Less Job Assistance for Newly Released Inmates
By Raymond Thompson
For Reporting Texas
Each Tuesday, Mary Moran, the administrator of Travis County Offender Workforce Development Program, addresses a classroom of recently released inmates who have gathered at the Travis County Clerk’s office looking for help. She stresses that they need to strive to move from being “tax users to taxpayers.” Her job, which is to help make them more appealing to employers, is already a difficult task, but it has just become harder.
The Texas Department of Criminal Justice canceled Project Rio (Reintegration of Offenders) last year as part of its effort to reach a mandatory 2.5 percent budget cut. While agencies across the state had to cut corners, the flow of people exiting Texas prison has not decreased at the same rate as Texas’ budget. According to a report by the Bureau of Justice Statistic, more than 70,000 people were released from federal and state custody in 2010, compared with just under 60,000 in 2000.
Project Rio, which employed 155 people and had a $1.5 million budget to provide job services and training, combined the efforts of three state agencies: TDCJ, the Texas Workforce Commission and the Texas Youth Commission.
According to a 2012 Texas Investment Council report, 53 percent of the recently released inmates in the program found employment last year, down from 74 percent in 2009. The program’s success depended on its location. Jeri Houchins, administrative director of the Austin/Travis County Reentry Roundtable, said that Project Rio was effective in progressive urban areas like Austin, but rural parts of Texas were not as successful implementing the program.
Moran, who worked as a Project Rio program specialist for nearly five years, said the program was successful in a few ways. It helped ex-inmates replace important documents like birth certificates, she said, and it was a source of information for inmates to navigate changes in the outside world that had occurred since they were incarcerated.
But the program was not without its faults. Former inmate Jacque Knight saw the program primarily as a referral service. “Project Rio, for the people coming out of TDCJ, is a joke,” he said. “It’s just money put in a system that don’t even work.” He said that the program failed to supply important information he needed as a worker with a criminal record.
Like Knight, Moran agreed that Project Rio acted more like a “Band-Aid” than a solution to issues faced by ex-inmates. That is one of the reasons she left Project Rio in 2007 to start the Travis County Offender Workforce Development Program.
Travis County is among the top five counties for offender releases in Texas. In 2010, more than 1,000 people sought help though the Travis County program, with nearly 400 finding work. Moran said that since Project Rio’s demise, traffic to her office has increased.

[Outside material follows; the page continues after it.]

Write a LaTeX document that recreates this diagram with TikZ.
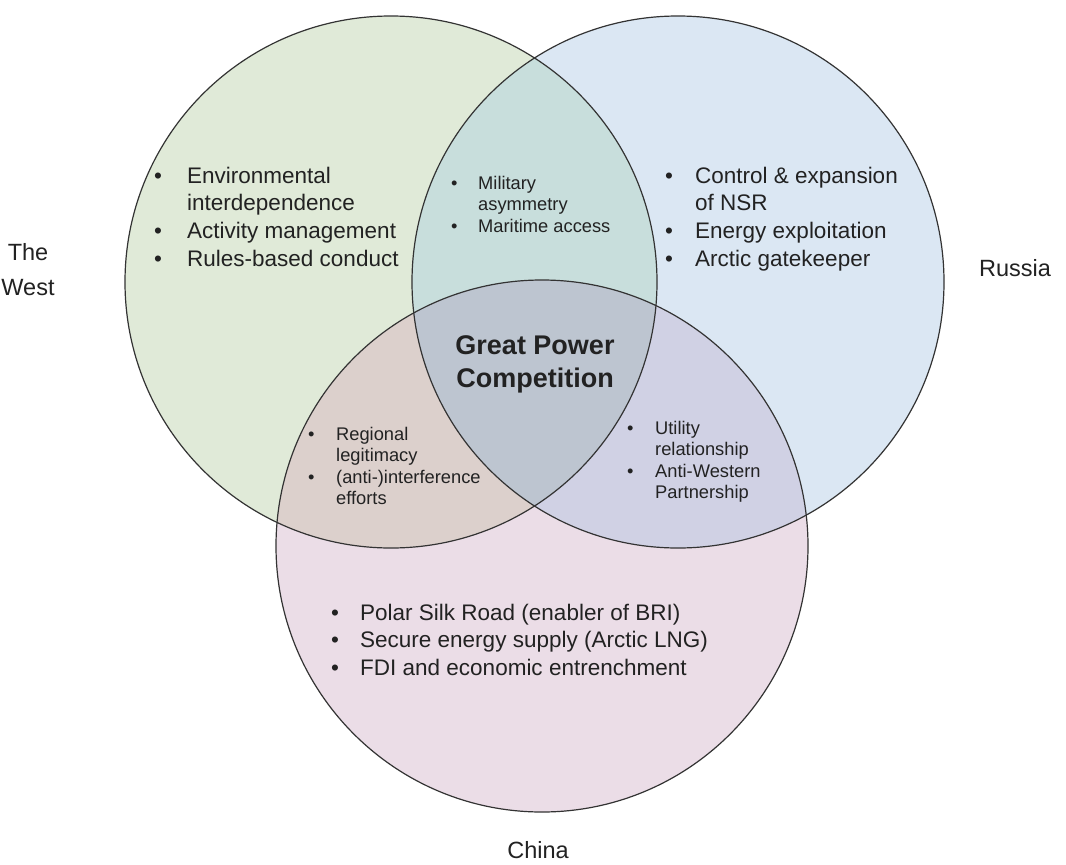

For the recently released, getting an interview after having checked a felony conviction box on a job application makes landing a job difficult. According to a report from the Legal Action Center, a law and policy nonprofit, Texas employers and licensing authorities can deny employment to those with criminal records for any reason.

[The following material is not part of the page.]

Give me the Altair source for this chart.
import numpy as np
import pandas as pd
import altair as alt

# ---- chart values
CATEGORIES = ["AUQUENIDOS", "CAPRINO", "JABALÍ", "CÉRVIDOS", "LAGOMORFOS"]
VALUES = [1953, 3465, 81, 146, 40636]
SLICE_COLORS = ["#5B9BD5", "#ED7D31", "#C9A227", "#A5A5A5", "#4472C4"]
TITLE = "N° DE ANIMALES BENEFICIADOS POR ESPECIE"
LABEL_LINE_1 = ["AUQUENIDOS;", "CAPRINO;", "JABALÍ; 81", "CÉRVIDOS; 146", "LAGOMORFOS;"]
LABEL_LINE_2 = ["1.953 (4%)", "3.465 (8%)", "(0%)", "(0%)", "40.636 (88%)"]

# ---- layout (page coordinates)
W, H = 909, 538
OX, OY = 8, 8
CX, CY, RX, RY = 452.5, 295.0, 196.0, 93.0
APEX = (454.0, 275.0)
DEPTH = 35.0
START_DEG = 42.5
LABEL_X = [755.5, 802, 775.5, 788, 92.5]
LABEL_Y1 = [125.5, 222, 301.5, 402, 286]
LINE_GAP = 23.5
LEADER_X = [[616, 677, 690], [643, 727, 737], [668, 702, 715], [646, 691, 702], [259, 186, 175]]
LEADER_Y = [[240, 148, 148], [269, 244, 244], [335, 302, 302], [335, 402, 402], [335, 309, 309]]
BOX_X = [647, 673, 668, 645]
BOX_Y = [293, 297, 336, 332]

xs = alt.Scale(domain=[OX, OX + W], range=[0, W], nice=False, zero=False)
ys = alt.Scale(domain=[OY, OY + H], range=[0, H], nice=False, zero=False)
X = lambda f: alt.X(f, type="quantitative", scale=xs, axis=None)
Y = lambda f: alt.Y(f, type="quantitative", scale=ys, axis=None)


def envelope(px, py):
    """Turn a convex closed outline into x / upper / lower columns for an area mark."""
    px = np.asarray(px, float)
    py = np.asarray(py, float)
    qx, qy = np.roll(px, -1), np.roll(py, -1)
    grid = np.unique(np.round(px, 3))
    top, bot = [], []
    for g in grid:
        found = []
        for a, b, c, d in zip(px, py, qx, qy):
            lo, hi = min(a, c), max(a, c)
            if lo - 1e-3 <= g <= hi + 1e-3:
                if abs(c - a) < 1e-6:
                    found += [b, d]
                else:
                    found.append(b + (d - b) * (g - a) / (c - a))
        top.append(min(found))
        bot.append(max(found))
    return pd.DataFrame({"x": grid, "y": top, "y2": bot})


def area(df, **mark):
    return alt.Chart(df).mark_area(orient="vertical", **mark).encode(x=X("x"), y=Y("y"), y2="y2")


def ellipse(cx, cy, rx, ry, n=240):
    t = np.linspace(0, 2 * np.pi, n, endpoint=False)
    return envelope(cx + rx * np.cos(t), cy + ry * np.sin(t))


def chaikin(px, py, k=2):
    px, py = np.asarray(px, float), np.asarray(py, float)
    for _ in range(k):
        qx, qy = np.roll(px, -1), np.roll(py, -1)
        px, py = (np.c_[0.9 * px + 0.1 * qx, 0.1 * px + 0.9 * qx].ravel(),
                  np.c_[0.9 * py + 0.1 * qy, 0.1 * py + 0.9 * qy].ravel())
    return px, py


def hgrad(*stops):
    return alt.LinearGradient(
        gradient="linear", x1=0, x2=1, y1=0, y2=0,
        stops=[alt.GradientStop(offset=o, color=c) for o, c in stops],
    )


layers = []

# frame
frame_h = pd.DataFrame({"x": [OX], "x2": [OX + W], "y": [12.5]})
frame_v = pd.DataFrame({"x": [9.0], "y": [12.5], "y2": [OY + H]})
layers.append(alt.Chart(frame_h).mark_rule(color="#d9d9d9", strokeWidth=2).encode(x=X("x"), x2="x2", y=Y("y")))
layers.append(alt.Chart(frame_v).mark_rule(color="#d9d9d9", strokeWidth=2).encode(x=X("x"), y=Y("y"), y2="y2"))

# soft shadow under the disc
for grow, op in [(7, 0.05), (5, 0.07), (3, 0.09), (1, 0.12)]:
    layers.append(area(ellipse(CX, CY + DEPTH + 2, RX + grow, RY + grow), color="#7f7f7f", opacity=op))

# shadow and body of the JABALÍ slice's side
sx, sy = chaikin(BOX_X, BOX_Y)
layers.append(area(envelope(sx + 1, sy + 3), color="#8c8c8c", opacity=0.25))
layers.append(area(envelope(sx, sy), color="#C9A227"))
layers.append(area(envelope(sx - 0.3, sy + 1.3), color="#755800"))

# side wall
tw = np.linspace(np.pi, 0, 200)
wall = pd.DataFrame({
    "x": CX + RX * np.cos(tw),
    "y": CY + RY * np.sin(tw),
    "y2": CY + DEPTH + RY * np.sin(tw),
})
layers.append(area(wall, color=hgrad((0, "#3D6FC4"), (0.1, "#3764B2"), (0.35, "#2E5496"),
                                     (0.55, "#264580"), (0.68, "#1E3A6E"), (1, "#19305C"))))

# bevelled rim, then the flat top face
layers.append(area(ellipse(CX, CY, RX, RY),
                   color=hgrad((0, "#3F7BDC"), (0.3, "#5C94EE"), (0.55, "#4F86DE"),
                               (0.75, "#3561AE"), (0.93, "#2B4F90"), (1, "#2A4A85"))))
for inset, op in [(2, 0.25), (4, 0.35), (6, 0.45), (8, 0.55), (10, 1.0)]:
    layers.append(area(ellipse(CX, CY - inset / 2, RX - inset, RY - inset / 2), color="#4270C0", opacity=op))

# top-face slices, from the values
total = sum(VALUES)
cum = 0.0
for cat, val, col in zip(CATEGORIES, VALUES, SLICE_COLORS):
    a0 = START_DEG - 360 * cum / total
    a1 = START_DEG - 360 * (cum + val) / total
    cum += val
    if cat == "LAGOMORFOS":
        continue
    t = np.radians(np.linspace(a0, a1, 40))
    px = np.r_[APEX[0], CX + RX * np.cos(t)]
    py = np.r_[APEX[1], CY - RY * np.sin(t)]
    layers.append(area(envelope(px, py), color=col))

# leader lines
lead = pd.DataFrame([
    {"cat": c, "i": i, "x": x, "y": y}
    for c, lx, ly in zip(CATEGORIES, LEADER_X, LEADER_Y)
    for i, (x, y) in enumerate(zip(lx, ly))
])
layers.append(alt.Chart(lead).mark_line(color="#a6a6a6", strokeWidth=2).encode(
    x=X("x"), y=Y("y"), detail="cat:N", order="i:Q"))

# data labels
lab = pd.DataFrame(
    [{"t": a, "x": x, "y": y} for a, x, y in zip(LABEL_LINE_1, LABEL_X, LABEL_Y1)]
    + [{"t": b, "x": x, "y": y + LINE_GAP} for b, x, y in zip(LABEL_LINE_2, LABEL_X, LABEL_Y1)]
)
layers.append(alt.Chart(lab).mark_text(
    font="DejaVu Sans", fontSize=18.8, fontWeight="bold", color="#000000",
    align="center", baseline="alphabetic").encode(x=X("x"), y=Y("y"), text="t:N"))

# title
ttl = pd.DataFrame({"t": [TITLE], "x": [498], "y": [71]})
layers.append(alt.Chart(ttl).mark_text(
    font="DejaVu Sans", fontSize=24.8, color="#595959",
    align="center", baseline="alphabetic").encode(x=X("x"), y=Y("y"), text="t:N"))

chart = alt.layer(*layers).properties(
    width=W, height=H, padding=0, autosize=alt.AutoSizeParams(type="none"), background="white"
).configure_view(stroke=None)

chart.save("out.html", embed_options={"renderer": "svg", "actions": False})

A study by the Urban Institute says that ex-offenders who find work within two months of release fair better then offenders who are unemployed after 12 months. Those without jobs after a year have a 15 percent greater chance of being re-incarcerated.
Nationally, 67 percent of released offenders commit another crime within three years, according to the Bureau of Justice Statistics. A study conducted by the Pew Center on the States reports that 31.9 percent of 72,130 Texas inmates released in 2004 return to prison within three years.

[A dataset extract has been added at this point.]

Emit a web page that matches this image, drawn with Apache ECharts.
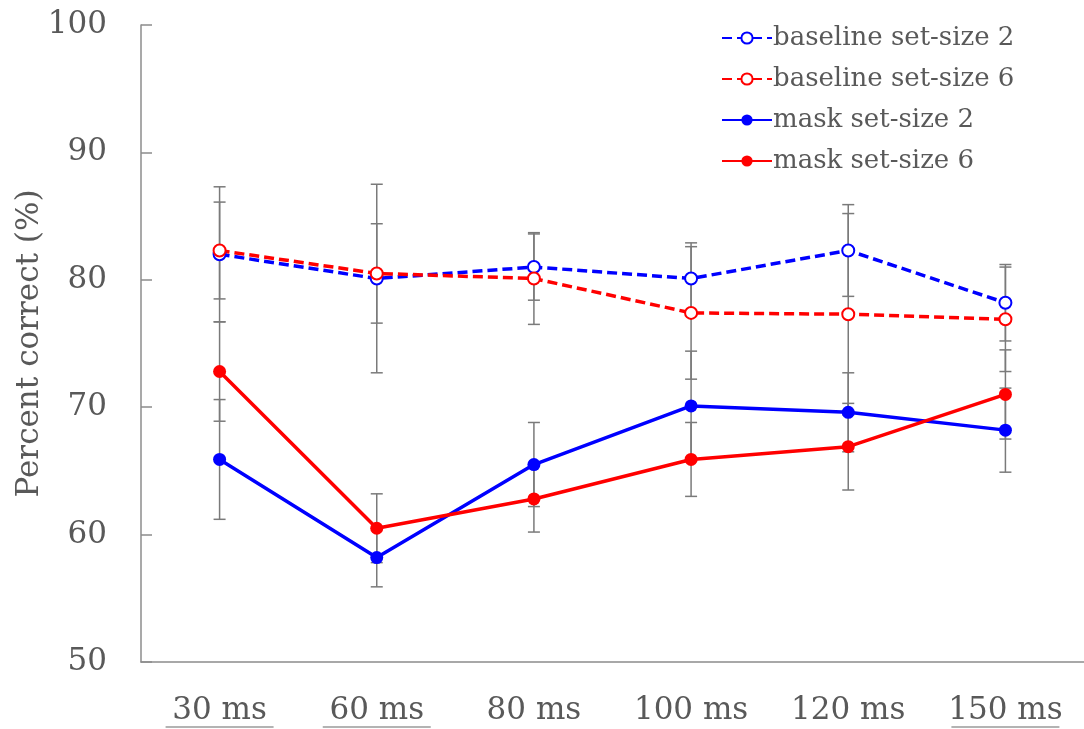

Lisa Givens, the director of communications at the Texas Workforce Commission, said no new ex-offender-specific programs have been created to replace Project Rio. She said that ex-offenders will continue to have access to all of the resources available to the general public, which includes help matching skills to new careers, support searching for employment and assistant identifying job training opportunities.
But the end of Project Rio means one less resource for newly released ex-prisoners. “One agency can’t do it alone,” Moran said about her department. She only has one employee to assist her with the ex-offenders who come through her office.
Moran fears what the dwindling resources to help recently released inmates will mean. The roadblocks to employment that make it difficult for ex-inmates to support themselves and their families, she said, which can lead to frustration and recidivism. “They leave the families behind, and they are the ones that will suffer,” Moran said.